Listen to this article
Companies must stop paying staff in gold bars as a way of avoiding tax, Revenue & Customs warned on Friday.
HMRC said a number of people were still using schemes reminiscent of the kind of tax dodges used 20 years ago, but which the tax authorities insist do not work.
“There are a few of these schemes but they have a common feature where individual claims to be paid in the form of an asset, such as gold bullion,” said HMRC.
“They have a theoretical obligation to pay the value of the asset to a trust at some point in the future — it is claimed that this obligation makes the payment non-taxable.”
Experts said the individual could then receive cash in the form of a loan, secured on the gold.
Several accountants said they were surprised that the schemes had returned. “There used to be loads of these if you go back a number of years. I remember seeing people being paid in hay, Turkish lira, wine, carpets and platinum,” said Bill Longe, the head of employer solutions at accountants RSM.

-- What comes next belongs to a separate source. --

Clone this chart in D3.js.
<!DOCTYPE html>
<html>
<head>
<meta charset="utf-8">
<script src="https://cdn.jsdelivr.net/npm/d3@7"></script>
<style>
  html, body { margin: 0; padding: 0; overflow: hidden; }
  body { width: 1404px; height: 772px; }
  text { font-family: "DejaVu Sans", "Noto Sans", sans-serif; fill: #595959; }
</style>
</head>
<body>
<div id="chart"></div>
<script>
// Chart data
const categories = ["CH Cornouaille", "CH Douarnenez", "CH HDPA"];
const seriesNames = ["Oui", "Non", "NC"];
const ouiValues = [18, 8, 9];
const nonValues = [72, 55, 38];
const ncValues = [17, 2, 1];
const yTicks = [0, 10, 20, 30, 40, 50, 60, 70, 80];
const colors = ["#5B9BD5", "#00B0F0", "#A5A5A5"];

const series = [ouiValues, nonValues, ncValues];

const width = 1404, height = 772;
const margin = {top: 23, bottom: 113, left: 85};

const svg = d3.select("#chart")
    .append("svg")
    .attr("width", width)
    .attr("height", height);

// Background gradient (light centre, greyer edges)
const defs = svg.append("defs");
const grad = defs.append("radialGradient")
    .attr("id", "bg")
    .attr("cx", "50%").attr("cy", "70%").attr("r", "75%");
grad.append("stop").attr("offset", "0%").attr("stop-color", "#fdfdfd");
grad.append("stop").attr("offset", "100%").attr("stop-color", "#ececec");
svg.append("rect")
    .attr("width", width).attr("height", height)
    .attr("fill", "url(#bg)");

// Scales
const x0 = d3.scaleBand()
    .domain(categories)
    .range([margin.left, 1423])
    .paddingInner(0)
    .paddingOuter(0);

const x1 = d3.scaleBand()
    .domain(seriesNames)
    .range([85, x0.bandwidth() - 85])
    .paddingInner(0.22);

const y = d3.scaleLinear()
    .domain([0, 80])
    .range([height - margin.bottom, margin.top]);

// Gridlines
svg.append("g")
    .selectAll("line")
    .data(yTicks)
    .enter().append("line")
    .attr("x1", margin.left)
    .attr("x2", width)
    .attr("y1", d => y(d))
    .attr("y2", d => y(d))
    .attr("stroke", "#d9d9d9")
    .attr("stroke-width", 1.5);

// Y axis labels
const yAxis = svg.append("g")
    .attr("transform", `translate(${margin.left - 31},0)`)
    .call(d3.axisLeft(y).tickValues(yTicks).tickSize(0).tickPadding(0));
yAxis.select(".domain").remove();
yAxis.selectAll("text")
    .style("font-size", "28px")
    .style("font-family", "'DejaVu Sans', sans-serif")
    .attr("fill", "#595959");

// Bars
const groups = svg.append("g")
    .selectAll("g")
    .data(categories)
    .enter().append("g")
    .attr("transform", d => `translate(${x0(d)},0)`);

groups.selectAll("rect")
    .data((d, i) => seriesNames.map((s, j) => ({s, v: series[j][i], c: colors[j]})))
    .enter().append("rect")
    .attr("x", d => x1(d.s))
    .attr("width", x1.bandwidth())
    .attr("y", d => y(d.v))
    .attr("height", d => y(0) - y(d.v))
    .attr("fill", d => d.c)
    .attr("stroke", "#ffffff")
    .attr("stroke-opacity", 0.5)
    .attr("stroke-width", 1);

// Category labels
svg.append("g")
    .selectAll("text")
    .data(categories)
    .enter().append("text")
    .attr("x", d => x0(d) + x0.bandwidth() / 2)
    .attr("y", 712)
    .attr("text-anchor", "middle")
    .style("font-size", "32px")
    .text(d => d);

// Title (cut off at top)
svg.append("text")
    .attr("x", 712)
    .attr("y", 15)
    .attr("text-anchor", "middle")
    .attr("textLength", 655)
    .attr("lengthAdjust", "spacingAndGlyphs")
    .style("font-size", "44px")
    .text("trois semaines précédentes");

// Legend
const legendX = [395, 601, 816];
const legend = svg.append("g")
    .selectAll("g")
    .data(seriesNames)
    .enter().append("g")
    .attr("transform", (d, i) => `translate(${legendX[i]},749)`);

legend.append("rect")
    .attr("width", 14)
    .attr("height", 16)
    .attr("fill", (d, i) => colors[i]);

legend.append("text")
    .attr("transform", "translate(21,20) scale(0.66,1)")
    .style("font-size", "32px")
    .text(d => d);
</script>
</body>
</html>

He added: “They are something I have not really seen since the mid-1990s. The legislation has moved on, as has the attitude of the courts, and the revenue has already won this battle.”
The gold bullion dodge is one of many “ disguised remuneration” schemes aimed at avoiding tax on earnings which were attacked by the March Budget in an attempt to raise £2.5bn by 2021.
Ray McCann, a partner of New Quadrant Partners and a former senior HMRC official, said gold bullion dodges are most likely to be used by “fairly big owner-managed businesses where the owner has a significant tax exposure”.
Meanwhile, Tina Riches, head of tax at Smith & Williamson, said it might suit investment bankers, or others in the City, to take “large, one-off payments” such as bonuses in gold. The rate of capital gains tax chargeable on receipt of an asset, such as gold, is lower than the 45 per cent rate of income tax applicable over the £150,000 annual threshold.
“If a promoter was doing something like this, it would be an expensive scheme, which would only make sense for people who would otherwise have a very significant tax liability,” she said.
HMRC said it would “challenge these schemes via every route open to it, including litigation through the courts”. In addition, the finance bill would introduce legislation that will come into effect from March 16 “to put the matter beyond doubt”.